Where the Daffodils Still Bloom

 

 

 

Once upon a time, the street was lined with newly constructed homes and manicured lawns and perennials that came back every year. With neighbors that greeted each other as they walked from their cars and up the steps into their homes. With vehicles left unlocked and front doors left open. With the sound of children playing and laughter as daylight receded and drew to a close. 

But that was some time ago. And now, those houses have chipped paint and tattered flags. Now the windows frame torn curtains and the roofs have Christmas lights that are falling off in spring. Now the flowerbeds are overgrown, and the leaves from fall gather on the steps even though it is summer, mixed with garbage all around. Now the laughter has grown silent, and the children have turned into adults with gaunt faces and eyes that lack hope. 

This is what it looks like when people have given up. I think to myself as my daughter pushes her doll in a stroller down this street of broken dreams.  

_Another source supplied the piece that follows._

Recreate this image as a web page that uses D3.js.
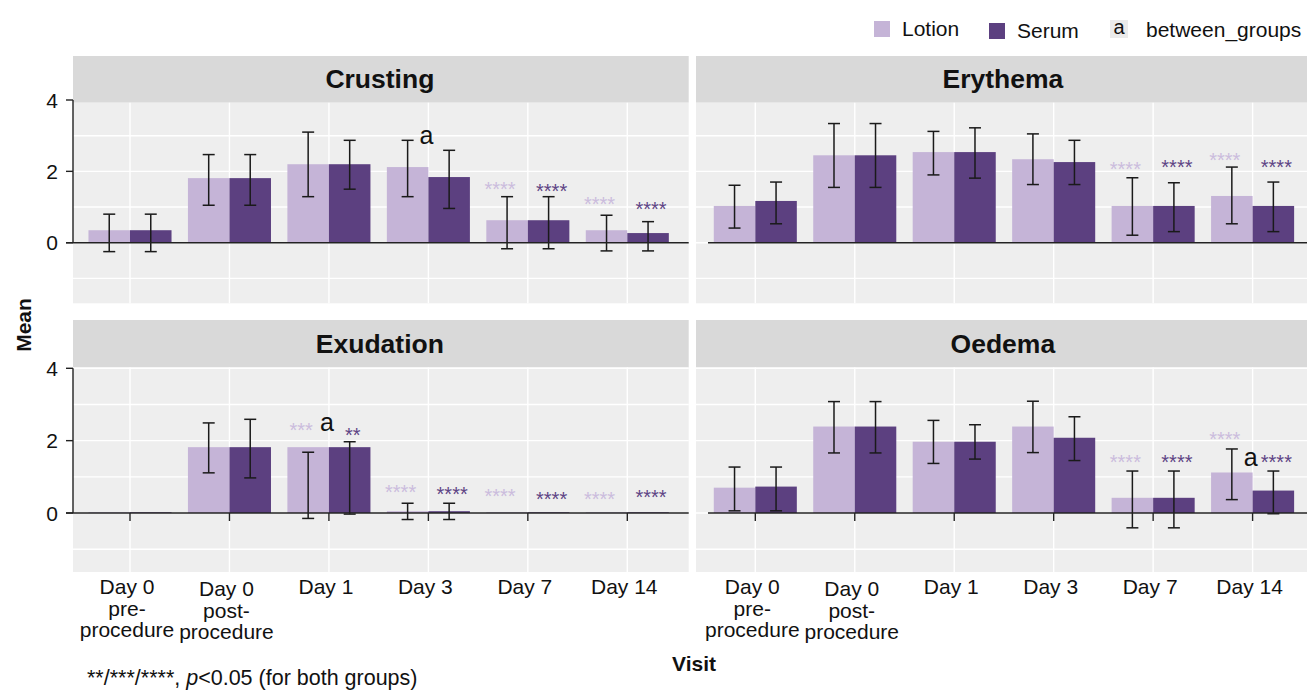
<!DOCTYPE html>
<html>
<head>
<meta charset="utf-8">
<script src="https://cdn.jsdelivr.net/npm/d3@7"></script>
<style>
  body { margin: 0; background: #ffffff; }
  svg { display: block; font-family: "Liberation Sans", Arial, Helvetica, sans-serif; }
</style>
</head>
<body>
<svg id="chart" width="1307" height="692"></svg>
<script>
// ---------- data ----------
const visits = ["Day 0 pre-procedure", "Day 0 post-procedure", "Day 1", "Day 3", "Day 7", "Day 14"];
const visitLabels = [["Day 0", "pre-", "procedure"], ["Day 0", "post-", "procedure"], ["Day 1"], ["Day 3"], ["Day 7"], ["Day 14"]];
const groups = ["Lotion", "Serum"];
const outcomes = ["Crusting", "Erythema", "Exudation", "Oedema"];
const yTicks = [0, 2, 4];

// means and error-bar limits per outcome and group
const crustingLotion   = [0.35, 1.81, 2.20, 2.12, 0.63, 0.35];
const crustingLotionLo = [-0.25, 1.05, 1.29, 1.29, -0.17, -0.23];
const crustingLotionHi = [0.80, 2.47, 3.10, 2.87, 1.29, 0.77];
const crustingSerum    = [0.35, 1.81, 2.20, 1.84, 0.63, 0.27];
const crustingSerumLo  = [-0.25, 1.05, 1.50, 0.96, -0.17, -0.23];
const crustingSerumHi  = [0.80, 2.47, 2.87, 2.59, 1.29, 0.59];

const erythemaLotion   = [1.03, 2.45, 2.54, 2.34, 1.03, 1.31];
const erythemaLotionLo = [0.41, 1.55, 1.90, 1.63, 0.21, 0.53];
const erythemaLotionHi = [1.61, 3.34, 3.12, 3.05, 1.82, 2.12];
const erythemaSerum    = [1.17, 2.45, 2.54, 2.26, 1.03, 1.03];
const erythemaSerumLo  = [0.53, 1.55, 1.81, 1.63, 0.31, 0.31];
const erythemaSerumHi  = [1.70, 3.34, 3.22, 2.87, 1.68, 1.70];

const exudationLotion   = [0.02, 1.82, 1.82, 0.05, 0.02, 0.02];
const exudationLotionLo = [null, 1.11, -0.15, -0.18, null, null];
const exudationLotionHi = [null, 2.49, 1.68, 0.27, null, null];
const exudationSerum    = [0.02, 1.82, 1.82, 0.05, 0.02, 0.02];
const exudationSerumLo  = [null, 0.97, -0.03, -0.18, null, null];
const exudationSerumHi  = [null, 2.59, 1.97, 0.27, null, null];

const oedemaLotion   = [0.70, 2.39, 1.97, 2.39, 0.42, 1.12];
const oedemaLotionLo = [0.06, 1.66, 1.37, 1.67, -0.41, 0.37];
const oedemaLotionHi = [1.27, 3.08, 2.56, 3.09, 1.16, 1.77];
const oedemaSerum    = [0.73, 2.39, 1.97, 2.08, 0.42, 0.62];
const oedemaSerumLo  = [0.06, 1.66, 1.49, 1.45, -0.41, -0.02];
const oedemaSerumHi  = [1.27, 3.08, 2.44, 2.66, 1.16, 1.16];

// within-group significance versus baseline: [outcome, visit, group, label, height]
const withinGroupStars = [
  ["Crusting", "Day 7", "Lotion", "****", 1.61],
  ["Crusting", "Day 7", "Serum", "****", 1.56],
  ["Crusting", "Day 14", "Lotion", "****", 1.21],
  ["Crusting", "Day 14", "Serum", "****", 1.05],
  ["Erythema", "Day 7", "Lotion", "****", 2.19],
  ["Erythema", "Day 7", "Serum", "****", 2.23],
  ["Erythema", "Day 14", "Lotion", "****", 2.42],
  ["Erythema", "Day 14", "Serum", "****", 2.23],
  ["Exudation", "Day 1", "Lotion", "***", 2.41],
  ["Exudation", "Day 1", "Serum", "**", 2.27],
  ["Exudation", "Day 3", "Lotion", "****", 0.70],
  ["Exudation", "Day 3", "Serum", "****", 0.64],
  ["Exudation", "Day 7", "Lotion", "****", 0.59],
  ["Exudation", "Day 7", "Serum", "****", 0.51],
  ["Exudation", "Day 14", "Lotion", "****", 0.51],
  ["Exudation", "Day 14", "Serum", "****", 0.54],
  ["Oedema", "Day 7", "Lotion", "****", 1.51],
  ["Oedema", "Day 7", "Serum", "****", 1.51],
  ["Oedema", "Day 14", "Lotion", "****", 2.17],
  ["Oedema", "Day 14", "Serum", "****", 1.51]
];

// between-group differences: [outcome, visit, height]
const betweenGroups = [
  ["Crusting", "Day 3", 2.95],
  ["Exudation", "Day 1", 2.46],
  ["Oedema", "Day 14", 1.49]
];

const seriesTable = {
  Crusting:  { Lotion: [crustingLotion, crustingLotionLo, crustingLotionHi],  Serum: [crustingSerum, crustingSerumLo, crustingSerumHi] },
  Erythema:  { Lotion: [erythemaLotion, erythemaLotionLo, erythemaLotionHi],  Serum: [erythemaSerum, erythemaSerumLo, erythemaSerumHi] },
  Exudation: { Lotion: [exudationLotion, exudationLotionLo, exudationLotionHi], Serum: [exudationSerum, exudationSerumLo, exudationSerumHi] },
  Oedema:    { Lotion: [oedemaLotion, oedemaLotionLo, oedemaLotionHi],    Serum: [oedemaSerum, oedemaSerumLo, oedemaSerumHi] }
};

// ---------- layout ----------
const colors = { Lotion: "#C5B4D7", Serum: "#5C4080" };
const starColors = { Lotion: "#CBBCDD", Serum: "#5E4485" };
const starNudge = { Lotion: -7, Serum: 3 };

const cols = [
  { x0: 73, x1: 688.7, first: 130, last: 627.3, yAxis: true, zeroStart: 66 },
  { x0: 696, x1: 1311.7, first: 755.3, last: 1252.6, yAxis: false, zeroStart: 708 }
];
const rows = [
  { stripTop: 56, top: 102.7, bottom: 303.3, y0: 242.7, y4: 100, xTicks: false },
  { stripTop: 320, top: 367.5, bottom: 572, y0: 513, y4: 368.3, xTicks: true }
];

const svg = d3.select("#chart");

outcomes.forEach((outcome, i) => {
  const col = cols[i % 2];
  const row = rows[Math.floor(i / 2)];

  const x = d3.scalePoint().domain(visits).range([col.first, col.last]);
  const dodgeWidth = x.step() * 0.835;
  const xDodge = d3.scaleBand().domain(groups).range([-dodgeWidth / 2, dodgeWidth / 2]).padding(0);
  const y = d3.scaleLinear().domain([0, 4]).range([row.y0, row.y4]);

  const g = svg.append("g").attr("class", "panel");

  // strip
  g.append("rect")
    .attr("x", col.x0).attr("y", row.stripTop)
    .attr("width", col.x1 - col.x0).attr("height", row.top - row.stripTop)
    .attr("fill", "#D9D9D9");
  g.append("text")
    .attr("x", (col.x0 + col.x1) / 2 - 1)
    .attr("y", (row.stripTop + row.top) / 2 + 9)
    .attr("text-anchor", "middle")
    .attr("font-size", 26.5).attr("font-weight", "bold").attr("fill", "#111")
    .text(outcome);

  // panel background
  g.append("rect")
    .attr("x", col.x0).attr("y", row.top)
    .attr("width", col.x1 - col.x0).attr("height", row.bottom - row.top)
    .attr("fill", "#EEEEEE");

  // grid
  const yMin = y.invert(row.bottom), yMax = y.invert(row.top);
  const gridVals = d3.range(Math.ceil(yMin), Math.floor(yMax) + 1);
  g.append("g").selectAll("line").data(gridVals).join("line")
    .attr("x1", col.x0).attr("x2", col.x1)
    .attr("y1", d => y(d)).attr("y2", d => y(d))
    .attr("stroke", "#ffffff").attr("stroke-width", 1.4);
  g.append("g").selectAll("line").data(visits).join("line")
    .attr("x1", d => x(d)).attr("x2", d => x(d))
    .attr("y1", row.top).attr("y2", row.bottom)
    .attr("stroke", "#ffffff").attr("stroke-width", 1.4);

  // bars
  const barData = [];
  groups.forEach(grp => {
    const [m, lo, hi] = seriesTable[outcome][grp];
    visits.forEach((v, k) => barData.push({ visit: v, group: grp, mean: m[k], lo: lo[k], hi: hi[k] }));
  });

  g.append("g").selectAll("rect").data(barData).join("rect")
    .attr("x", d => x(d.visit) + xDodge(d.group))
    .attr("width", xDodge.bandwidth())
    .attr("y", d => Math.min(y(d.mean), y(0)))
    .attr("height", d => Math.abs(y(0) - y(d.mean)))
    .attr("fill", d => colors[d.group]);

  // error bars
  const errData = barData.filter(d => d.lo !== null && d.hi !== null);
  const cx = d => x(d.visit) + xDodge(d.group) + xDodge.bandwidth() / 2;
  const capHalf = 6;
  const eb = g.append("g").attr("stroke", "#1A1A1A").attr("stroke-width", 1.5);
  eb.selectAll("line.stem").data(errData).join("line").attr("class", "stem")
    .attr("x1", cx).attr("x2", cx)
    .attr("y1", d => y(d.lo)).attr("y2", d => y(d.hi));
  eb.selectAll("line.capHi").data(errData).join("line").attr("class", "capHi")
    .attr("x1", d => cx(d) - capHalf).attr("x2", d => cx(d) + capHalf)
    .attr("y1", d => y(d.hi)).attr("y2", d => y(d.hi));
  eb.selectAll("line.capLo").data(errData).join("line").attr("class", "capLo")
    .attr("x1", d => cx(d) - capHalf).attr("x2", d => cx(d) + capHalf)
    .attr("y1", d => y(d.lo)).attr("y2", d => y(d.lo));

  // zero line
  g.append("line")
    .attr("x1", col.zeroStart).attr("x2", col.x1)
    .attr("y1", y(0)).attr("y2", y(0))
    .attr("stroke", "#222").attr("stroke-width", 1.4);

  // y axis
  if (col.yAxis) {
    g.append("line")
      .attr("x1", col.x0).attr("x2", col.x0)
      .attr("y1", y(0)).attr("y2", y(4))
      .attr("stroke", "#222").attr("stroke-width", 1.4);
    const ty = g.append("g");
    ty.selectAll("line").data(yTicks).join("line")
      .attr("x1", col.x0 - 7).attr("x2", col.x0)
      .attr("y1", d => y(d)).attr("y2", d => y(d))
      .attr("stroke", "#222").attr("stroke-width", 1.4);
    ty.selectAll("text").data(yTicks).join("text")
      .attr("x", col.x0 - 15).attr("y", d => y(d) + 7.5)
      .attr("text-anchor", "end").attr("font-size", 21).attr("fill", "#111")
      .text(d => d);
  }

  // x axis ticks and labels
  if (row.xTicks) {
    g.append("g").selectAll("line").data(visits).join("line")
      .attr("x1", d => x(d)).attr("x2", d => x(d))
      .attr("y1", y(0)).attr("y2", y(0) + 8)
      .attr("stroke", "#222").attr("stroke-width", 1.4);
    visits.forEach((v, k) => {
      const t = g.append("text")
        .attr("text-anchor", "middle").attr("font-size", 21).attr("fill", "#111");
      visitLabels[k].forEach((line, j) => {
        t.append("tspan")
          .attr("x", x(v) - 3)
          .attr("y", row.bottom + 22 + (k === 1 ? 2 : 0) + j * 21.5)
          .text(line);
      });
    });
  }

  // significance stars
  g.append("g").selectAll("text")
    .data(withinGroupStars.filter(s => s[0] === outcome)).join("text")
    .attr("x", d => x(d[1]) + xDodge(d[2]) + xDodge.bandwidth() / 2 + starNudge[d[2]])
    .attr("y", d => y(d[4]) + 11)
    .attr("text-anchor", "middle").attr("font-size", 20)
    .attr("fill", d => starColors[d[2]])
    .text(d => d[3]);

  // between-group markers
  g.append("g").selectAll("text")
    .data(betweenGroups.filter(s => s[0] === outcome)).join("text")
    .attr("x", d => x(d[1]) - 2)
    .attr("y", d => y(d[2]) + 7)
    .attr("text-anchor", "middle").attr("font-size", 25).attr("fill", "#111")
    .text("a");
});

// axis titles
svg.append("text")
  .attr("transform", "translate(31,325) rotate(-90)")
  .attr("text-anchor", "middle").attr("font-size", 21).attr("font-weight", "bold").attr("fill", "#111")
  .text("Mean");
svg.append("text")
  .attr("x", 694).attr("y", 671)
  .attr("text-anchor", "middle").attr("font-size", 21).attr("font-weight", "bold").attr("fill", "#111")
  .text("Visit");

// footnote
const foot = svg.append("text")
  .attr("x", 87).attr("y", 685).attr("font-size", 21.5).attr("fill", "#111");
foot.append("tspan").text("**/***/****, ");
foot.append("tspan").attr("font-style", "italic").text("p");
foot.append("tspan").text("<0.05 (for both groups)");

// legend
const legend = svg.append("g").attr("font-size", 21).attr("fill", "#111");
const legendItems = [
  { key: "Lotion", x: 874, dy: 0 },
  { key: "Serum", x: 989, dy: 2 }
];
legendItems.forEach(it => {
  legend.append("rect")
    .attr("x", it.x).attr("y", 21 + it.dy).attr("width", 16).attr("height", 16)
    .attr("fill", colors[it.key]);
  legend.append("text")
    .attr("x", it.x + 28).attr("y", 36 + it.dy)
    .text(it.key);
});
legend.append("rect")
  .attr("x", 1110).attr("y", 20).attr("width", 18).attr("height", 18)
  .attr("fill", "#EBEBEB");
legend.append("text")
  .attr("x", 1119).attr("y", 34).attr("text-anchor", "middle").attr("font-size", 20)
  .text("a");
legend.append("text")
  .attr("x", 1146).attr("y", 37)
  .text("between_groups");
</script>
</body>
</html>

I wanted to give up too by this point. This wasn’t what we signed up for when we scribed our signatures on that lease and unpacked boxes and hung pictures on our walls. I didn’t know when we moved in that addiction owned the street. I didn’t know until it became apparent that all signs of life only appear after dark and until I saw someone using at the curb of my front lawn. 

And here’s the thing that I realized as I looked out my bedroom window and saw him sink onto the concrete step and drop his head into his hands. As a flicker of compassion began to invade my feelings of being inconvenienced. 

I may want to move out, but God does not. 

God moves in.  

I grow weary and annoyed, but he is compassionate

 

 

 

In Matthew 9:36, it says, “When he saw the crowds, he had compassion on them, because they were harassed and helpless, like sheep without a shepherd.”  

It is all laid bare before him. The stories of the people who live behind these doors that stay closed. The events that happened along the way in their lives. The trigger that led Steve to pick up a bottle for the first time. The reason that Annie sells herself and has sad eyes. The memories that harass and leave them helpless, like a sheep that is lost and wandering in open pasture with no sense of direction. 

And on this street where it seems that dreams have been buried and have come to die, there I saw him that day as we took a walk. He was on his knees in his front yard digging his hands into the soil, weeding his flowerbed and planting new flowers. Like a picture of God himself. Right in the middle of this street where no one else looks up. Where no one picks up what has been dropped. Where no one cares to plant flowers anymore or even tries to change the landscape of what it has become.  

He had not lost his ability to care. He didn’t ask himself what’s the point. Instead, he drove his truck to the local garden center and loaded the bed down with peonies and thought to himself, I think I will plant some beauty here. He believed it was still worth investing in.

As we enter this weekend of Easter, may we remember that God does the same. He still resurrects what seems broken and beyond hope.  

May resurrection be something that we don’t just confess with our mouth, but something that we believe in our hearts and live out in our actions. When we walk in desolate areas, may we still see the daffodils that bloom in unlikely places and hear the wind chime that was hung and forgotten, but still plays its beautiful melody. May God resurrect us to the place in our hearts where childlike innocence still exists and our view of the world is one that refuses to give up hope.